I was also very much intrigued by the glimpse I got of Reynolds’ world. It truly feels like it’s set in a strange and exciting future. I can’t wait to explore it some more, and hope that Reynolds’ other novels will feature characters that I like better.
Tantor Audio released the 7-hour long audiobook version of Diamond Dogs, Turquoise Days, with John Lee narrating. Lee tends to get overly dramatic on occasion, but I liked the voices he used for the characters and thought he did a great job with the pace and rhythm. I would certainly recommend these stories in audio format for any Reynolds fan.
Hey! I read this a month ago or so. (I’ve been working through all of Reynolds’ oeuvre in preparation for his appearance at Capclave this year.)

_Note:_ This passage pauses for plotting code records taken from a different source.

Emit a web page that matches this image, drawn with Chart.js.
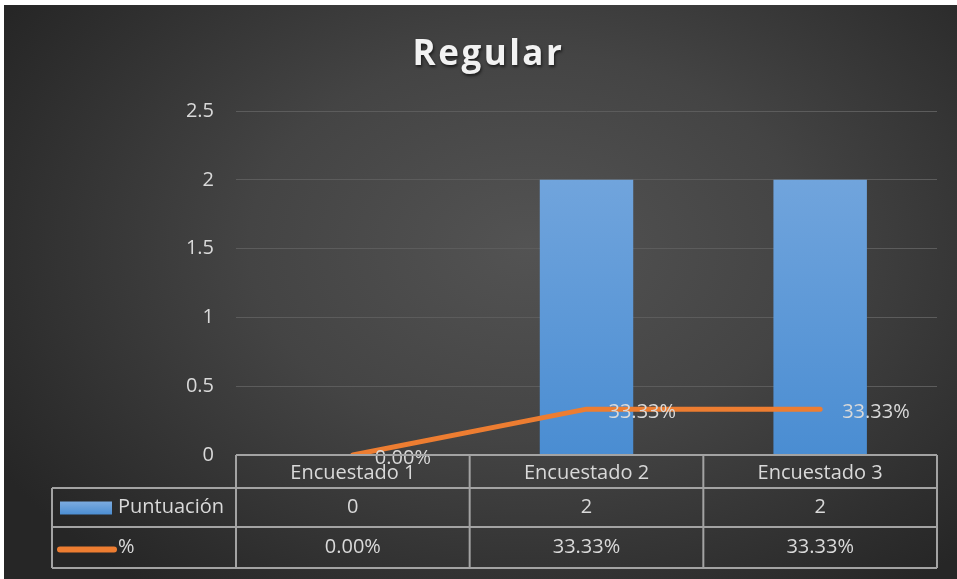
<!DOCTYPE html>
<html>
<head>
<meta charset="utf-8">
<script src="https://cdn.jsdelivr.net/npm/chart.js@4.4.1/dist/chart.umd.min.js"></script>
<style>
  html, body { margin: 0; padding: 0; background: #fff; }
  #wrap {
    position: absolute; left: 4px; top: 5px; width: 953px; height: 574px;
    background: radial-gradient(ellipse 65% 75% at 55% 42%, #535353 0%, #444 45%, #2e2e2e 85%, #262626 100%);
  }
</style>
</head>
<body>
<div id="wrap"><canvas id="myChart" width="953" height="574"></canvas></div>
<script>
const titleText = 'Regular';
const categories = ['Encuestado 1', 'Encuestado 2', 'Encuestado 3'];
const puntuacion = [0, 2, 2];
const porcentaje = [0, 0.3333, 0.3333];
const yTicks = [0, 0.5, 1, 1.5, 2, 2.5];

const textColor = '#d9d9d9';
const lineColor = '#ed7d31';
const tableLine = '#a3a3a3';
const fontFamily = '"Open Sans", Lato, sans-serif';
const fontSize = 20;

function pctLabel(v) {
    return (v * 100).toFixed(2) + '%';
}

// blue vertical gradient for the bars
function barFill(context) {
    const chart = context.chart;
    const area = chart.chartArea;
    if (!area) return '#5b9bd5';
    const g = chart.ctx.createLinearGradient(0, area.top, 0, area.bottom);
    g.addColorStop(0, '#7aaadf');
    g.addColorStop(1, '#4a8dd2');
    return g;
}

// title with a soft shadow and wide letter spacing
const titlePlugin = {
    id: 'titleText',
    afterDraw(chart) {
        const ctx = chart.ctx;
        ctx.save();
        ctx.font = 'bold 35px ' + fontFamily;
        ctx.letterSpacing = '2.5px';
        ctx.fillStyle = '#f2f2f2';
        ctx.textAlign = 'center';
        ctx.textBaseline = 'middle';
        ctx.shadowColor = 'rgba(0,0,0,0.6)';
        ctx.shadowOffsetX = 1;
        ctx.shadowOffsetY = 2;
        ctx.shadowBlur = 3;
        ctx.fillText(titleText, chart.width / 2 + 8, 50);
        ctx.restore();
    }
};

// percentage labels to the right of the line points
const pointLabels = {
    id: 'pointLabels',
    afterDatasetsDraw(chart) {
        const ctx = chart.ctx;
        const meta = chart.getDatasetMeta(1);
        ctx.save();
        ctx.font = fontSize + 'px ' + fontFamily;
        ctx.fillStyle = textColor;
        ctx.textAlign = 'left';
        ctx.textBaseline = 'middle';
        meta.data.forEach((pt, i) => {
            ctx.fillText(pctLabel(porcentaje[i]), pt.x + 22, pt.y + 3);
        });
        ctx.restore();
    }
};

// data table under the plot
const dataTable = {
    id: 'dataTable',
    afterDraw(chart) {
        const ctx = chart.ctx;
        const area = chart.chartArea;
        const x = chart.scales.x;
        const left = area.left, right = area.right;
        const colW = (right - left) / categories.length;
        const tableLeft = 48;
        const r0 = area.bottom, r1 = r0 + 33, r2 = r1 + 39, r3 = r2 + 41;

        ctx.save();
        ctx.strokeStyle = tableLine;
        ctx.lineWidth = 2;
        ctx.beginPath();
        // horizontal lines
        ctx.moveTo(left, r0); ctx.lineTo(right, r0);
        ctx.moveTo(tableLeft, r1); ctx.lineTo(right, r1);
        ctx.moveTo(tableLeft, r2); ctx.lineTo(right, r2);
        ctx.moveTo(tableLeft, r3); ctx.lineTo(right, r3);
        // vertical lines
        ctx.moveTo(tableLeft, r1); ctx.lineTo(tableLeft, r3);
        for (let i = 0; i <= categories.length; i++) {
            const cx = left + i * colW;
            ctx.moveTo(cx, r0); ctx.lineTo(cx, r3);
        }
        ctx.stroke();

        ctx.font = fontSize + 'px ' + fontFamily;
        ctx.fillStyle = textColor;
        ctx.textAlign = 'center';
        ctx.textBaseline = 'middle';
        categories.forEach((c, i) => {
            const cx = x.getPixelForValue(i);
            ctx.fillText(c, cx, (r0 + r1) / 2 + 2);
            ctx.fillText(String(puntuacion[i]), cx, (r1 + r2) / 2);
            ctx.fillText(pctLabel(porcentaje[i]), cx, (r2 + r3) / 2);
        });

        // legend keys
        const g = ctx.createLinearGradient(0, r1 + 14, 0, r1 + 27);
        g.addColorStop(0, '#7aaadf');
        g.addColorStop(1, '#4a8dd2');
        ctx.fillStyle = g;
        ctx.fillRect(56, (r1 + r2) / 2 - 6, 52, 13);
        ctx.strokeStyle = lineColor;
        ctx.lineWidth = 6;
        ctx.lineCap = 'round';
        ctx.beginPath();
        ctx.moveTo(56, (r2 + r3) / 2 + 2);
        ctx.lineTo(110, (r2 + r3) / 2 + 2);
        ctx.stroke();

        ctx.fillStyle = textColor;
        ctx.textAlign = 'left';
        ctx.fillText('Puntuación', 114, (r1 + r2) / 2);
        ctx.fillText('%', 114, (r2 + r3) / 2);
        ctx.restore();
    }
};

document.addEventListener('DOMContentLoaded', function() {
    const ctx = document.getElementById('myChart').getContext('2d');

    new Chart(ctx, {
        data: {
            labels: categories,
            datasets: [{
                type: 'bar',
                label: 'Puntuación',
                data: puntuacion,
                backgroundColor: barFill,
                borderWidth: 0,
                barPercentage: 0.4,
                categoryPercentage: 1,
                order: 1
            }, {
                type: 'line',
                label: '%',
                data: porcentaje,
                borderColor: lineColor,
                borderWidth: 5,
                borderCapStyle: 'round',
                borderJoinStyle: 'round',
                pointRadius: 0,
                tension: 0,
                order: 0
            }]
        },
        options: {
            responsive: false,
            animation: false,
            layout: {
                padding: { top: 106, right: 20, bottom: 124, left: 0 }
            },
            plugins: {
                legend: { display: false },
                title: { display: false },
                tooltip: { enabled: false }
            },
            scales: {
                x: {
                    display: false,
                    offset: true
                },
                y: {
                    min: 0,
                    max: 2.5,
                    afterBuildTicks(scale) {
                        scale.ticks = yTicks.map(v => ({ value: v }));
                    },
                    afterFit(scale) {
                        scale.width = 232;
                    },
                    ticks: {
                        color: textColor,
                        padding: 22,
                        font: { family: fontFamily, size: fontSize },
                        callback: v => String(v)
                    },
                    grid: {
                        color: '#5c5c5c',
                        lineWidth: 1,
                        drawTicks: false
                    },
                    border: { display: false }
                }
            }
        },
        plugins: [titlePlugin, pointLabels, dataTable]
    });
});
</script>
</body>
</html>
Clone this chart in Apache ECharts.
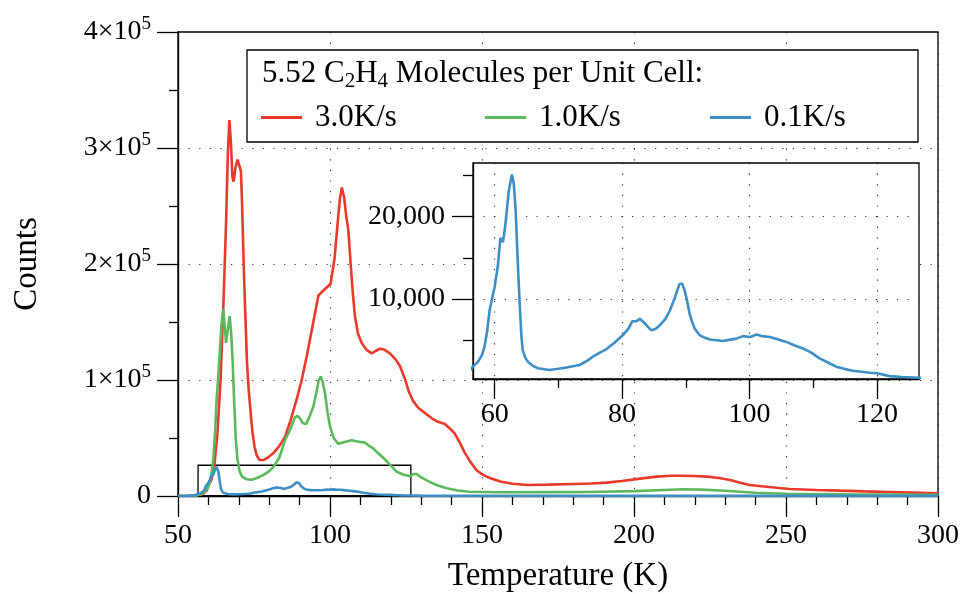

I can’t say based on this how much you’ll like the Revelation Space series, especially if you prefer character development more than anything–I feel like he’s kinda hit or miss sometimes on that.
I think I liked DD better than TD in any case in this collection.
Character development isn’t necessarily the most important thing to me, but I certainly appreciate it when I like the characters.
Reynolds reminded me of Iain M. Banks. Would you say that’s a good comparison?
I’ve never read Banks, sorry! :-)
I do like a lot of the characters Reynolds has, though, don’t get me wrong. But sometimes he leaves me feeling a little cold on the story front as opposed to the SF front.
If I had been a character in Diamond Dogs, I think “Blood Spire” and “Golgotha” would have been two hints for me to stay home!
These both sound intriguing, though, and this is a writer who in on my list to start reading, at least, in 2015.
I’ll be checking these out. I suggest House of Suns as a good intro to Reynolds. It’s a stand-alone novel that is not part of his Revelation Space series, and I really loved that book. Chasm City is a good one also. You are correct that it does get a bit difficult to get behind some of his characters, but Reynolds’ imagination is on a completely different level than that of other writers.
Jim, thank you for this suggestion. I have HOUSE OF SUNS in my Audible library, so I will try to get to that soon.